• **Description of the task**
Reproduce the listing below word for word, with no pictures.

======

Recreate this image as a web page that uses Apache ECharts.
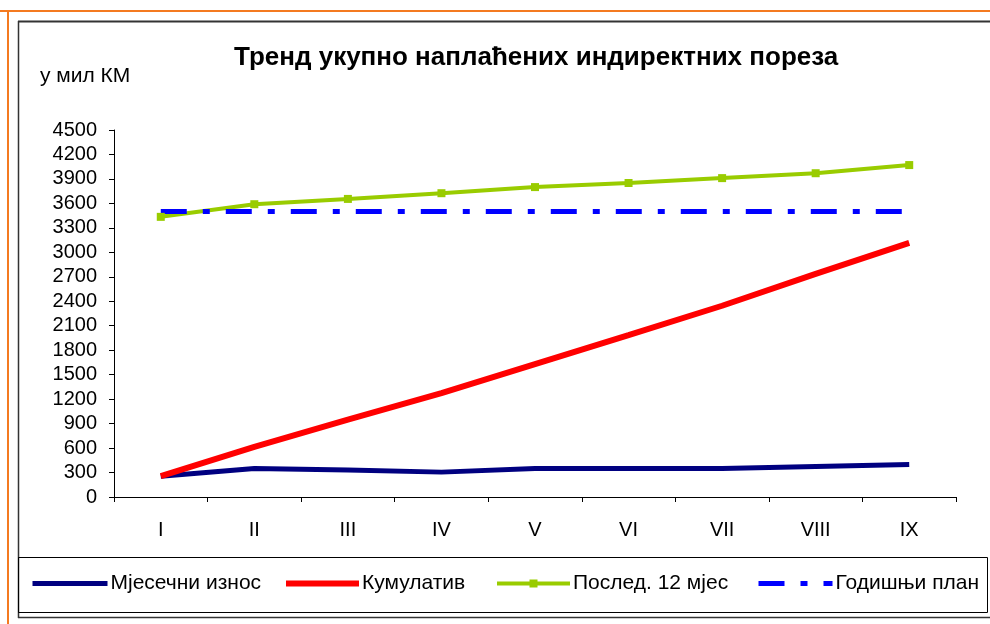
<!DOCTYPE html>
<html>
<head>
<meta charset="utf-8">
<script src="https://cdn.jsdelivr.net/npm/echarts@6/dist/echarts.min.js"></script>
<style>
html,body{margin:0;padding:0;background:#fff;}
#chart{width:990px;height:624px;}
</style>
</head>
<body>
<div id="chart"></div>
<script>
const categories = ['I','II','III','IV','V','VI','VII','VIII','IX'];
const monthly    = [255, 350, 330, 305, 350, 350, 350, 375, 400];
const cumulative = [255, 615, 950, 1275, 1630, 1985, 2345, 2735, 3115];
const last12     = [3435, 3590, 3655, 3725, 3800, 3850, 3910, 3970, 4070];
const plan       = [3500, 3500, 3500, 3500, 3500, 3500, 3500, 3500, 3500];
const seriesNames = ['Мјесечни износ','Кумулатив','Послед. 12 мјес','Годишњи план'];
const titleText = 'Тренд укупно наплаћених индиректних пореза';
const unitText = 'у мил КМ';

const FONT = '"Liberation Sans", Arial, sans-serif';
const chart = echarts.init(document.getElementById('chart'), null, {renderer:'canvas'});

function legendAt(name, left, lineWidth, showSymbol, itemW) {
  return {
    data:[name], left:left, top:573, itemWidth:itemW, itemHeight:showSymbol ? 10 : 14, itemGap:0,
    padding:0,
    lineStyle:{width:lineWidth},
    itemStyle:{opacity: showSymbol ? 1 : 0},
    textStyle:{fontFamily:FONT, fontSize:21, color:'#000', padding:[0,0,0,-2]}
  };
}

chart.setOption({
  animation:false,
  backgroundColor:'#fff',
  title:{
    text:titleText, left:229, top:40,
    textStyle:{fontFamily:FONT, fontSize:26, fontWeight:'bold', color:'#000'}
  },
  graphic:[
    {type:'line', shape:{x1:0,y1:11,x2:990,y2:11}, style:{stroke:'#F47A20', lineWidth:2}},
    {type:'line', shape:{x1:8,y1:11,x2:8,y2:624}, style:{stroke:'#F47A20', lineWidth:2}},
    {type:'line', shape:{x1:18,y1:21.5,x2:990,y2:21.5}, style:{stroke:'#333', lineWidth:2}},
    {type:'line', shape:{x1:18.5,y1:21,x2:18.5,y2:618}, style:{stroke:'#333', lineWidth:1.5}},
    {type:'line', shape:{x1:18,y1:617.5,x2:990,y2:617.5}, style:{stroke:'#333', lineWidth:1.5}},
    {type:'rect', shape:{x:18.5,y:557.5,width:969,height:55}, style:{fill:null, stroke:'#000', lineWidth:1}},
    {type:'text', left:40, top:66, style:{text:unitText, fontFamily:FONT, fontSize:21, fill:'#000'}}
  ],
  legend:[
    legendAt(seriesNames[0], 30, 5, false, 75),
    legendAt(seriesNames[1], 283, 6, false, 73),
    legendAt(seriesNames[2], 495, 4, true, 73),
    legendAt(seriesNames[3], 756, 5, false, 74)
  ],
  grid:{left:114, right:34, top:130, bottom:127, containLabel:false},
  xAxis:{
    type:'category', data:categories, boundaryGap:true,
    axisLine:{lineStyle:{color:'#000', width:1}},
    axisTick:{show:true, length:5, lineStyle:{color:'#000'}},
    axisLabel:{fontFamily:FONT, fontSize:20, color:'#000', margin:23}
  },
  yAxis:{
    type:'value', min:0, max:4500, interval:300,
    axisLine:{show:true, lineStyle:{color:'#000', width:1}},
    axisTick:{show:true, length:5, lineStyle:{color:'#000'}},
    splitLine:{show:false},
    axisLabel:{fontFamily:FONT, fontSize:20, color:'#000', margin:17,
      formatter:function(v){return String(v);}}
  },
  series:[
    {name:seriesNames[0], type:'line', data:monthly, symbol:'none',
     lineStyle:{color:'#000080', width:5}, itemStyle:{color:'#000080'}},
    {name:seriesNames[1], type:'line', data:cumulative, symbol:'none',
     lineStyle:{color:'#FF0000', width:6}, itemStyle:{color:'#FF0000'}},
    {name:seriesNames[2], type:'line', data:last12, symbol:'rect', symbolSize:8,
     lineStyle:{color:'#99CC00', width:4}, itemStyle:{color:'#99CC00'}},
    {name:seriesNames[3], type:'line', data:plan, symbol:'none',
     lineStyle:{color:'#0000FF', width:5, type:[26,16,7,16], cap:'butt'}, itemStyle:{color:'#0000FF'}}
  ]
});
</script>
</body>
</html>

======

• **Full answer**
Recreate this image as a web page that uses Apache ECharts.
<!DOCTYPE html>
<html>
<head>
<meta charset="utf-8">
<script src="https://cdn.jsdelivr.net/npm/echarts@6/dist/echarts.min.js"></script>
<style>
html,body{margin:0;padding:0;background:#fff;}
#chart{width:990px;height:624px;}
</style>
</head>
<body>
<div id="chart"></div>
<script>
const categories = ['I','II','III','IV','V','VI','VII','VIII','IX'];
const monthly    = [255, 350, 330, 305, 350, 350, 350, 375, 400];
const cumulative = [255, 615, 950, 1275, 1630, 1985, 2345, 2735, 3115];
const last12     = [3435, 3590, 3655, 3725, 3800, 3850, 3910, 3970, 4070];
const plan       = [3500, 3500, 3500, 3500, 3500, 3500, 3500, 3500, 3500];
const seriesNames = ['Мјесечни износ','Кумулатив','Послед. 12 мјес','Годишњи план'];
const titleText = 'Тренд укупно наплаћених индиректних пореза';
const unitText = 'у мил КМ';

const FONT = '"Liberation Sans", Arial, sans-serif';
const chart = echarts.init(document.getElementById('chart'), null, {renderer:'canvas'});

function legendAt(name, left, lineWidth, showSymbol, itemW) {
  return {
    data:[name], left:left, top:573, itemWidth:itemW, itemHeight:showSymbol ? 10 : 14, itemGap:0,
    padding:0,
    lineStyle:{width:lineWidth},
    itemStyle:{opacity: showSymbol ? 1 : 0},
    textStyle:{fontFamily:FONT, fontSize:21, color:'#000', padding:[0,0,0,-2]}
  };
}

chart.setOption({
  animation:false,
  backgroundColor:'#fff',
  title:{
    text:titleText, left:229, top:40,
    textStyle:{fontFamily:FONT, fontSize:26, fontWeight:'bold', color:'#000'}
  },
  graphic:[
    {type:'line', shape:{x1:0,y1:11,x2:990,y2:11}, style:{stroke:'#F47A20', lineWidth:2}},
    {type:'line', shape:{x1:8,y1:11,x2:8,y2:624}, style:{stroke:'#F47A20', lineWidth:2}},
    {type:'line', shape:{x1:18,y1:21.5,x2:990,y2:21.5}, style:{stroke:'#333', lineWidth:2}},
    {type:'line', shape:{x1:18.5,y1:21,x2:18.5,y2:618}, style:{stroke:'#333', lineWidth:1.5}},
    {type:'line', shape:{x1:18,y1:617.5,x2:990,y2:617.5}, style:{stroke:'#333', lineWidth:1.5}},
    {type:'rect', shape:{x:18.5,y:557.5,width:969,height:55}, style:{fill:null, stroke:'#000', lineWidth:1}},
    {type:'text', left:40, top:66, style:{text:unitText, fontFamily:FONT, fontSize:21, fill:'#000'}}
  ],
  legend:[
    legendAt(seriesNames[0], 30, 5, false, 75),
    legendAt(seriesNames[1], 283, 6, false, 73),
    legendAt(seriesNames[2], 495, 4, true, 73),
    legendAt(seriesNames[3], 756, 5, false, 74)
  ],
  grid:{left:114, right:34, top:130, bottom:127, containLabel:false},
  xAxis:{
    type:'category', data:categories, boundaryGap:true,
    axisLine:{lineStyle:{color:'#000', width:1}},
    axisTick:{show:true, length:5, lineStyle:{color:'#000'}},
    axisLabel:{fontFamily:FONT, fontSize:20, color:'#000', margin:23}
  },
  yAxis:{
    type:'value', min:0, max:4500, interval:300,
    axisLine:{show:true, lineStyle:{color:'#000', width:1}},
    axisTick:{show:true, length:5, lineStyle:{color:'#000'}},
    splitLine:{show:false},
    axisLabel:{fontFamily:FONT, fontSize:20, color:'#000', margin:17,
      formatter:function(v){return String(v);}}
  },
  series:[
    {name:seriesNames[0], type:'line', data:monthly, symbol:'none',
     lineStyle:{color:'#000080', width:5}, itemStyle:{color:'#000080'}},
    {name:seriesNames[1], type:'line', data:cumulative, symbol:'none',
     lineStyle:{color:'#FF0000', width:6}, itemStyle:{color:'#FF0000'}},
    {name:seriesNames[2], type:'line', data:last12, symbol:'rect', symbolSize:8,
     lineStyle:{color:'#99CC00', width:4}, itemStyle:{color:'#99CC00'}},
    {name:seriesNames[3], type:'line', data:plan, symbol:'none',
     lineStyle:{color:'#0000FF', width:5, type:[26,16,7,16], cap:'butt'}, itemStyle:{color:'#0000FF'}}
  ]
});
</script>
</body>
</html>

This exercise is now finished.